## begin Extracted records
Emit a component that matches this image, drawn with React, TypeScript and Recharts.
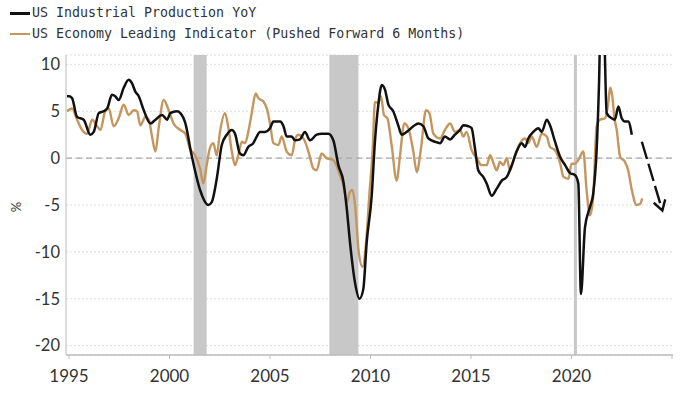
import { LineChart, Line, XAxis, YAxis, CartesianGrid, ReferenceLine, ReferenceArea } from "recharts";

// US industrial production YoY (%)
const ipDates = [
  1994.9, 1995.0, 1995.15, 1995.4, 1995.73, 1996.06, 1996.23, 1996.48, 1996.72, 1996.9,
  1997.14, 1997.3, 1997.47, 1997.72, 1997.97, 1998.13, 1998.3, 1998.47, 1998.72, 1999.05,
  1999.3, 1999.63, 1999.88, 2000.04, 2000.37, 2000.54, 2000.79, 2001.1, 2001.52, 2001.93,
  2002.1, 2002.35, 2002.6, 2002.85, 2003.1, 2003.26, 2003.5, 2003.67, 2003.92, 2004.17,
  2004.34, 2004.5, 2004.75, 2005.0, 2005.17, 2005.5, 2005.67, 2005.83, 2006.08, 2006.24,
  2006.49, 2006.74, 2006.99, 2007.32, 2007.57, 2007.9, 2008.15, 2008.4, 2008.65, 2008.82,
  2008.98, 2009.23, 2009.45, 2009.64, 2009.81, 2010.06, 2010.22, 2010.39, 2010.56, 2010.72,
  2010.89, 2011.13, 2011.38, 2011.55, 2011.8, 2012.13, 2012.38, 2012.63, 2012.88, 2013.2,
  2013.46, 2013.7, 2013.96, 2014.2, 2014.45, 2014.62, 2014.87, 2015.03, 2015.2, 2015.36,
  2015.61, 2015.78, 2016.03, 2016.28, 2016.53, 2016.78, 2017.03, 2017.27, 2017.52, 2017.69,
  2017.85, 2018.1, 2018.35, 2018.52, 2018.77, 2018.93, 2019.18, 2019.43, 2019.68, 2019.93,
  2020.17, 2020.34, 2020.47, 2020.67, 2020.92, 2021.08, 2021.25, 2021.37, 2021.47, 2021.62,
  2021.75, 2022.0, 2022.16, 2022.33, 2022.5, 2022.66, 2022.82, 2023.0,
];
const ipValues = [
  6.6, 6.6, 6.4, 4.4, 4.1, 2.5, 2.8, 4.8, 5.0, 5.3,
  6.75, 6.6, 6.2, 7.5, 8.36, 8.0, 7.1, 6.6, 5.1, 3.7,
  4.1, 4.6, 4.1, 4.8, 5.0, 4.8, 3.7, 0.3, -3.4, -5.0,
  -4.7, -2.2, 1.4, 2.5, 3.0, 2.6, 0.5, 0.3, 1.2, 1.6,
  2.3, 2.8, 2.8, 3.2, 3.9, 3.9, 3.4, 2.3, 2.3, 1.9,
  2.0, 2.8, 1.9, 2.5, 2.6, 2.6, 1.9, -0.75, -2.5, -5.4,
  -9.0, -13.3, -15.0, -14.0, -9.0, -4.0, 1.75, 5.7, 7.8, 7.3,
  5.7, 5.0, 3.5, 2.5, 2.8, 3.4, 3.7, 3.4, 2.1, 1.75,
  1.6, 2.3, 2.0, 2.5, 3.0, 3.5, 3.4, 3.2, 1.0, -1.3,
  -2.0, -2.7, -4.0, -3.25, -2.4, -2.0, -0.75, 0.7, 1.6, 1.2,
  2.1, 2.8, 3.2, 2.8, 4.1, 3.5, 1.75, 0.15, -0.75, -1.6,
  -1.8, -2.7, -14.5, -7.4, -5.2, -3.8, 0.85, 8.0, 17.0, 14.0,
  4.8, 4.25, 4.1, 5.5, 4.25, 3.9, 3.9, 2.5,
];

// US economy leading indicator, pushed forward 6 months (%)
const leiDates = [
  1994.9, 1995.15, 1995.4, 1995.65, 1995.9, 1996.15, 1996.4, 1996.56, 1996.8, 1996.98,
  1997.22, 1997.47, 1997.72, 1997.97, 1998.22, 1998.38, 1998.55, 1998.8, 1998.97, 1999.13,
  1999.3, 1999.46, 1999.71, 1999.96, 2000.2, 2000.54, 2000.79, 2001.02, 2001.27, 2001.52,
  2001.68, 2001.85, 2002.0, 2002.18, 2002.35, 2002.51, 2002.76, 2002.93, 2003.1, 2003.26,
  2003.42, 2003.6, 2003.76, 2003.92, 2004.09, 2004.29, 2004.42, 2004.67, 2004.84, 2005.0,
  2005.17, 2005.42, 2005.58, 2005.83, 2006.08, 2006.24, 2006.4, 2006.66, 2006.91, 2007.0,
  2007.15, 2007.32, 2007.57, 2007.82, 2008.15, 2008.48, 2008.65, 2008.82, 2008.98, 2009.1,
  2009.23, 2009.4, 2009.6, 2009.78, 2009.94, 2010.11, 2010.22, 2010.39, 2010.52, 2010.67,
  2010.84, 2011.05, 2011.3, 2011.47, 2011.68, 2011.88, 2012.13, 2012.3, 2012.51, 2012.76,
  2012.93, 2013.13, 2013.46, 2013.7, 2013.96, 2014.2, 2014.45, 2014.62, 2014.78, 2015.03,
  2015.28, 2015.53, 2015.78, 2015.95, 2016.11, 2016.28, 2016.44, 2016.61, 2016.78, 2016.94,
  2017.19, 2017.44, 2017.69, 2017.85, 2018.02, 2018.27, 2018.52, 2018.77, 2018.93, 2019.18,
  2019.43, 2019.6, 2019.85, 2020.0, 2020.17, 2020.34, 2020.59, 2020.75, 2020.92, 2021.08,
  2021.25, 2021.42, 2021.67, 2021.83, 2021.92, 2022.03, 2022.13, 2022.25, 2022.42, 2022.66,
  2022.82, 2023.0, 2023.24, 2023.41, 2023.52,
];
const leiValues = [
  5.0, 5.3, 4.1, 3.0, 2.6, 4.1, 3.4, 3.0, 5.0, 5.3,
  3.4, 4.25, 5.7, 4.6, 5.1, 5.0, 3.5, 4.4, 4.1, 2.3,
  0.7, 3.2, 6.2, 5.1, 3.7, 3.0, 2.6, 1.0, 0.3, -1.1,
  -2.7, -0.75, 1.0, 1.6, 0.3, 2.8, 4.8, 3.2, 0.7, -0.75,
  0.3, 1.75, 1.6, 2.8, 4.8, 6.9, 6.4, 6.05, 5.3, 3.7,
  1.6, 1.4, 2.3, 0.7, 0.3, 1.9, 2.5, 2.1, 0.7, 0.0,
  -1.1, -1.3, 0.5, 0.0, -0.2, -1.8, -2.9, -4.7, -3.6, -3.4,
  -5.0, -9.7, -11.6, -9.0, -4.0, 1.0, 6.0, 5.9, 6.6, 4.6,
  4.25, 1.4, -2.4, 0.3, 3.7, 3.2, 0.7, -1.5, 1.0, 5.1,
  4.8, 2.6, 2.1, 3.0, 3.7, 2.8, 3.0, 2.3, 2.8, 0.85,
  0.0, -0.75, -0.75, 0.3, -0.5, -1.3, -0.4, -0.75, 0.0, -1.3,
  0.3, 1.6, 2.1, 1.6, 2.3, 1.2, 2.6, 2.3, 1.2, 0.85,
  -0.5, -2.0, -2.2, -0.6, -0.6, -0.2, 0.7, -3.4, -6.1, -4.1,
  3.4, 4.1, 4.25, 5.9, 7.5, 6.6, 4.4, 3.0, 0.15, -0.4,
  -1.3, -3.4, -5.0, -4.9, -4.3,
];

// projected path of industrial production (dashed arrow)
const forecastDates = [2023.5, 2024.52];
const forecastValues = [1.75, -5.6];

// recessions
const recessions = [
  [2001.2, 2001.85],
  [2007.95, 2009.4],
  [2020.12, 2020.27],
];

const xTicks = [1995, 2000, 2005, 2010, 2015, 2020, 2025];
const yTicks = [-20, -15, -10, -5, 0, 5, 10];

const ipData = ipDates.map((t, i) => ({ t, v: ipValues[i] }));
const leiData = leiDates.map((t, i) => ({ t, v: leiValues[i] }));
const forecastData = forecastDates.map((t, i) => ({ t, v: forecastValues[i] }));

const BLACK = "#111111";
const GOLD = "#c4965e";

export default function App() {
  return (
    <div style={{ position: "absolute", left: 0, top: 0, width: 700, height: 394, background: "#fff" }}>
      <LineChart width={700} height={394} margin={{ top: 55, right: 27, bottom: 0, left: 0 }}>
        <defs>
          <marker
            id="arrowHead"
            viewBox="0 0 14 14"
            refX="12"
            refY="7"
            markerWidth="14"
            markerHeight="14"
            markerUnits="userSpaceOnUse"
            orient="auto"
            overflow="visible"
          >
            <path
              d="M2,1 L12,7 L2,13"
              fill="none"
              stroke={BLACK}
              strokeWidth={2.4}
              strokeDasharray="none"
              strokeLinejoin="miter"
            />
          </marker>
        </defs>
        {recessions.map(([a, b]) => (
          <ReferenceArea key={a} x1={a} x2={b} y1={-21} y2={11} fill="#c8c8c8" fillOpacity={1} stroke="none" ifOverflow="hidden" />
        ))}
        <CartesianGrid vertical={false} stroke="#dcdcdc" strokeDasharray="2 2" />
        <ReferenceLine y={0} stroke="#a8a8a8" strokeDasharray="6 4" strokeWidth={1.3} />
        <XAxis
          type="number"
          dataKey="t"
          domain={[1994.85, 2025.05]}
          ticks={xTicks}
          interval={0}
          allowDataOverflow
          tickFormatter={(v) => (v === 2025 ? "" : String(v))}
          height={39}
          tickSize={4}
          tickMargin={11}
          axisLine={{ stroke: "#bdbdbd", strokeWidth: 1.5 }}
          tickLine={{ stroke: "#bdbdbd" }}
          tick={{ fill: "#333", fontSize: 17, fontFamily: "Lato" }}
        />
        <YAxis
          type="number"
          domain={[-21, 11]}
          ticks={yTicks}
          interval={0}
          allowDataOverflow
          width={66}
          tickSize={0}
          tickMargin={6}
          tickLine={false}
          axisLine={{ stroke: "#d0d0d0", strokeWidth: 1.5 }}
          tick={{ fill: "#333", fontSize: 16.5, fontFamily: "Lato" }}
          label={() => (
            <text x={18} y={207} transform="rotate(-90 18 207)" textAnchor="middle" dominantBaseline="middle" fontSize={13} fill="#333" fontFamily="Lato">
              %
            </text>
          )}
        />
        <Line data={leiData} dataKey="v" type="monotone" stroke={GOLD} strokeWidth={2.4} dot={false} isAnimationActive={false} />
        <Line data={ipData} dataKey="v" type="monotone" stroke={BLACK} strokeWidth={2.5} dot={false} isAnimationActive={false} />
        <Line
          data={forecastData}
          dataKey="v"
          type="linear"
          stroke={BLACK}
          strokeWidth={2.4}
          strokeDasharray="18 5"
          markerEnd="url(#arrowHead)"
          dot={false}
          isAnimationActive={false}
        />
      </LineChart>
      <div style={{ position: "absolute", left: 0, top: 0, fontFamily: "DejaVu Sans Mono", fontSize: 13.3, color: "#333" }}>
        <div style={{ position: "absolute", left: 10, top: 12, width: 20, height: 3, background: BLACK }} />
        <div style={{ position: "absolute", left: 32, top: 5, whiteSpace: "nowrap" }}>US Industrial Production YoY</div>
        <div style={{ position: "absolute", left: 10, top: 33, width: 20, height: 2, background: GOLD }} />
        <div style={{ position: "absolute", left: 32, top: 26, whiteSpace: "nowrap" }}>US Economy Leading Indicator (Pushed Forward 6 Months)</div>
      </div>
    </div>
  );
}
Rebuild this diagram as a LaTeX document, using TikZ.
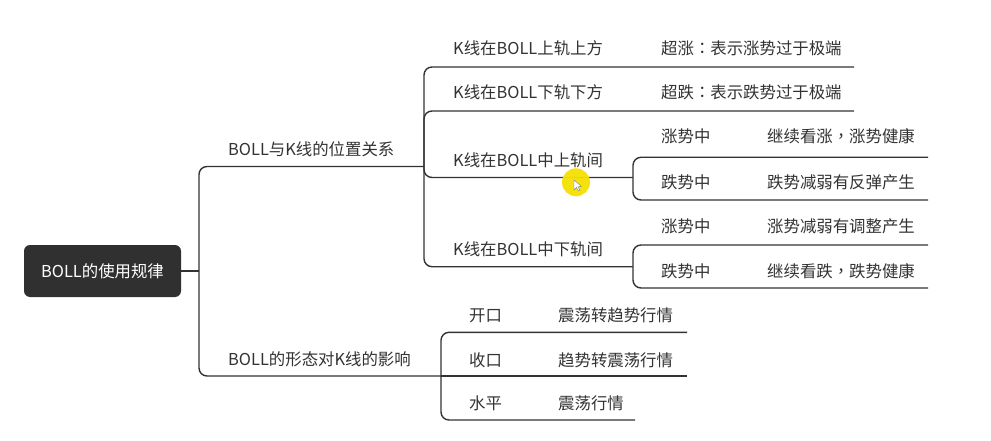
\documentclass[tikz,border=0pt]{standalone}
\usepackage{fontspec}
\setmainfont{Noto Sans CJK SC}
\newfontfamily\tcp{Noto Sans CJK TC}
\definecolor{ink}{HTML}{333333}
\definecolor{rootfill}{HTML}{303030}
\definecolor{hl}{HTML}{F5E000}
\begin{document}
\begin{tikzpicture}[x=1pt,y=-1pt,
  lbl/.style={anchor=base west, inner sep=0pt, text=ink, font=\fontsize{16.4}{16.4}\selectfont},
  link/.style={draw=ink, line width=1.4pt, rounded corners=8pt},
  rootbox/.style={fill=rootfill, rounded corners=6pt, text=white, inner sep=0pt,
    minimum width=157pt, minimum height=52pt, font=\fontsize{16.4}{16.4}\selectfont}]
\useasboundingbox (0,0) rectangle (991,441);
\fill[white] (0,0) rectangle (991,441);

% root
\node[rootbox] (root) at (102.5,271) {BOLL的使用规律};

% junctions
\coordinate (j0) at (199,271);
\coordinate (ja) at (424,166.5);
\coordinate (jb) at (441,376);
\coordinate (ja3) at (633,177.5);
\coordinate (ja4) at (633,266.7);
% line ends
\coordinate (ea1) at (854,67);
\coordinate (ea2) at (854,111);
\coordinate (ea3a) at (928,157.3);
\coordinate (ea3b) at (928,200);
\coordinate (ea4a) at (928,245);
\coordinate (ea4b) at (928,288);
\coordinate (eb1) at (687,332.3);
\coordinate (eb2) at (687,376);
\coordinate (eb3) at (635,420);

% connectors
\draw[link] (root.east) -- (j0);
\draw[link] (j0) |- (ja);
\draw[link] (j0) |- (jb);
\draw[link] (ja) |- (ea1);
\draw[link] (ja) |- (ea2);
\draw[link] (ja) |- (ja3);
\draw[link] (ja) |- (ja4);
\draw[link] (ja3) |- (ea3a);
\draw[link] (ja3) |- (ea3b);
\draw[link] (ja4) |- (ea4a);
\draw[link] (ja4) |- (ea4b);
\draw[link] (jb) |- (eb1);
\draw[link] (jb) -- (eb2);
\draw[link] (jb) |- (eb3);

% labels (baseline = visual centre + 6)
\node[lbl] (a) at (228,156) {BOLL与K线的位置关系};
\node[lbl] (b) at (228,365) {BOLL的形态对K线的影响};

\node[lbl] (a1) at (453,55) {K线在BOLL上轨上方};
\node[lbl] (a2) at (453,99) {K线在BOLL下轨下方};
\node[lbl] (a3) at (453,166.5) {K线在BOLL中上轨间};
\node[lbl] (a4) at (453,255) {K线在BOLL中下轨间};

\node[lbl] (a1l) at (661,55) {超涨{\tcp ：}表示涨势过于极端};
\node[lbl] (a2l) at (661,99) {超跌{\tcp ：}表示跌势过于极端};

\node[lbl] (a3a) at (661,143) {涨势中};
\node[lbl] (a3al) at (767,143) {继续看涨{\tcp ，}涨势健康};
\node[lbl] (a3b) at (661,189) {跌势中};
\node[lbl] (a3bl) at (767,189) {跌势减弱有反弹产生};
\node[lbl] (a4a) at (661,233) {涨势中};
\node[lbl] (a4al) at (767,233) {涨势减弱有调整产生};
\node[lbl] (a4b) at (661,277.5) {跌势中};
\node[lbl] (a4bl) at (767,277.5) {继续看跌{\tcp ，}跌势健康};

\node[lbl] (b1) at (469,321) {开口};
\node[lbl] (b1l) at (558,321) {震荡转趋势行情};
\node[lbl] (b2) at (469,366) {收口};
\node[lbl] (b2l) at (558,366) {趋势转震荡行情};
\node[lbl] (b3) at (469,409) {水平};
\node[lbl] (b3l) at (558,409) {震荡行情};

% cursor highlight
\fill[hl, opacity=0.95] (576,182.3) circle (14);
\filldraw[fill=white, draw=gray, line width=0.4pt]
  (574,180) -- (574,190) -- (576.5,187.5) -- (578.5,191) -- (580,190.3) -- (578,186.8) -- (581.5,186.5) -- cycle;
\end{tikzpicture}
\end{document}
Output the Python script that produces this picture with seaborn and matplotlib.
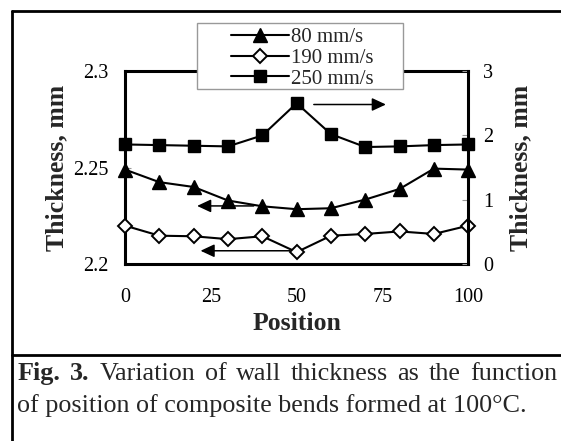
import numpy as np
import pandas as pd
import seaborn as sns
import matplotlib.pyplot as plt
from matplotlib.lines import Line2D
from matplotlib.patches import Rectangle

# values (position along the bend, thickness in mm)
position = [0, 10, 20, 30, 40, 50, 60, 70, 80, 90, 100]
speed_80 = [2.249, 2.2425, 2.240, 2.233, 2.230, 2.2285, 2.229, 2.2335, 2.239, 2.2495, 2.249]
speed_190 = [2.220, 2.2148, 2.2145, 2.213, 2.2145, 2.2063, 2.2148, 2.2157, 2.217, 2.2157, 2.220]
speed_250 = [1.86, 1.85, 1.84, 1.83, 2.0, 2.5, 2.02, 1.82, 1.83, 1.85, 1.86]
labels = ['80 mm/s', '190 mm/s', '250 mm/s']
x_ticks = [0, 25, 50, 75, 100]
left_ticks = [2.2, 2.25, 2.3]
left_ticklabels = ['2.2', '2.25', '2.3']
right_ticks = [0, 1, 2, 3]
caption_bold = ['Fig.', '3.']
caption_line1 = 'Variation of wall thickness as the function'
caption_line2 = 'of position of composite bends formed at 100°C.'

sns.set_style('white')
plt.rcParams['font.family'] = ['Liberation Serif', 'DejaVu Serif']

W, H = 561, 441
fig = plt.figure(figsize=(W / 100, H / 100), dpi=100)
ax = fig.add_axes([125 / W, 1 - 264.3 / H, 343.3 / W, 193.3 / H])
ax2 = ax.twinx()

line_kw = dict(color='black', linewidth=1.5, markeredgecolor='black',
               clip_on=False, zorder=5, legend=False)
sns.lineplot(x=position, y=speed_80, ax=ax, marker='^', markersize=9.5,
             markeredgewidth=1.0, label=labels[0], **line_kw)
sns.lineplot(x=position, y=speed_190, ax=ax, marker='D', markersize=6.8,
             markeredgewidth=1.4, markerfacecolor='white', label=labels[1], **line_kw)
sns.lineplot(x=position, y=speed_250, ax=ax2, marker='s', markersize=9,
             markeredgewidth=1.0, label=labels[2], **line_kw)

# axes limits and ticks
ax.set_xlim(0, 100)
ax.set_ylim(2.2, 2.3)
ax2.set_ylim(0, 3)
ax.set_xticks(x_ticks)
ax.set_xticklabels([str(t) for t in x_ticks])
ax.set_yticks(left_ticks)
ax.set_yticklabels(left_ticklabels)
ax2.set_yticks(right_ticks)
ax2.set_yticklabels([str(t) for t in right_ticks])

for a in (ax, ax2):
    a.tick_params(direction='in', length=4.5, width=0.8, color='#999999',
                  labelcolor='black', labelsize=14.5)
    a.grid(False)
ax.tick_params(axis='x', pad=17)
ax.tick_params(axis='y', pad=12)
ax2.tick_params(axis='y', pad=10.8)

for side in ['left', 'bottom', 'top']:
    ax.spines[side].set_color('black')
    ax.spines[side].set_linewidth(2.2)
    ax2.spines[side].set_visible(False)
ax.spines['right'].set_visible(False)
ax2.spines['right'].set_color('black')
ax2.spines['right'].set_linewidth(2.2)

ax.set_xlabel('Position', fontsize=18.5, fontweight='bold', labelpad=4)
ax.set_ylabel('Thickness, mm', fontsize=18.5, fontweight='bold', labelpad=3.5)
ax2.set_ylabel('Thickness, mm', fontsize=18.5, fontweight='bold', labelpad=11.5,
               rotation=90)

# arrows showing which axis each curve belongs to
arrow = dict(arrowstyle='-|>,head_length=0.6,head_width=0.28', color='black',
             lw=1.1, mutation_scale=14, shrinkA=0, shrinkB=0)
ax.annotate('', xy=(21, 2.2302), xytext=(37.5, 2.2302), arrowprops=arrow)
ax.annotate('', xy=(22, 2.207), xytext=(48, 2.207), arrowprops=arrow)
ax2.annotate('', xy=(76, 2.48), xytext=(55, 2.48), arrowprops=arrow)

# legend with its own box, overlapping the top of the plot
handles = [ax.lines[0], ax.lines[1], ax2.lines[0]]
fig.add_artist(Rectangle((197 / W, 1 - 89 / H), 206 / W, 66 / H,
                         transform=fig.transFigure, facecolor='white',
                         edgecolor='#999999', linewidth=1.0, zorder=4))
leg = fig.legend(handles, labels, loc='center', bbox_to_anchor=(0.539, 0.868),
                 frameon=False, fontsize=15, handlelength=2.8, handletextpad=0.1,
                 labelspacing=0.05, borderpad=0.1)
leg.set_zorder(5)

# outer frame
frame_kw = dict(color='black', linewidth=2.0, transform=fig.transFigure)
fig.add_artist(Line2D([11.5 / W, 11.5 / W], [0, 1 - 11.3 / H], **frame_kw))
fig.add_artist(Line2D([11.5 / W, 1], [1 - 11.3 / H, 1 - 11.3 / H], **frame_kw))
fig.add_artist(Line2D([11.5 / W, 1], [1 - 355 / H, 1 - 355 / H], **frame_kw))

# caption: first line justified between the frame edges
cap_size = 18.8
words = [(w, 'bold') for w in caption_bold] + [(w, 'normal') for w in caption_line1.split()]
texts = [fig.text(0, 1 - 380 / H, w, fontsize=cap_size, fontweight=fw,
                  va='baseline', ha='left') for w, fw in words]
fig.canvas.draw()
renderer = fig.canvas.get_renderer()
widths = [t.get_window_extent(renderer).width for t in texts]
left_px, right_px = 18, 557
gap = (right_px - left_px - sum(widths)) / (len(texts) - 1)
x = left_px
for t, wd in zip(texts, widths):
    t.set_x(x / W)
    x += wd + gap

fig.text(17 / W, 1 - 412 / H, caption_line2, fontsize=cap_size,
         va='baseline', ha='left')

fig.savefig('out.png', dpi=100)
## end Extracted records
Nothing but the lines from the one containing "Output the Python" through the one containing "from matplotlib.patches import Rectangle" should appear in your copy, exactly as written and without pictures.

Output the Python script that produces this picture with seaborn and matplotlib.
import numpy as np
import pandas as pd
import seaborn as sns
import matplotlib.pyplot as plt
from matplotlib.lines import Line2D
from matplotlib.patches import Rectangle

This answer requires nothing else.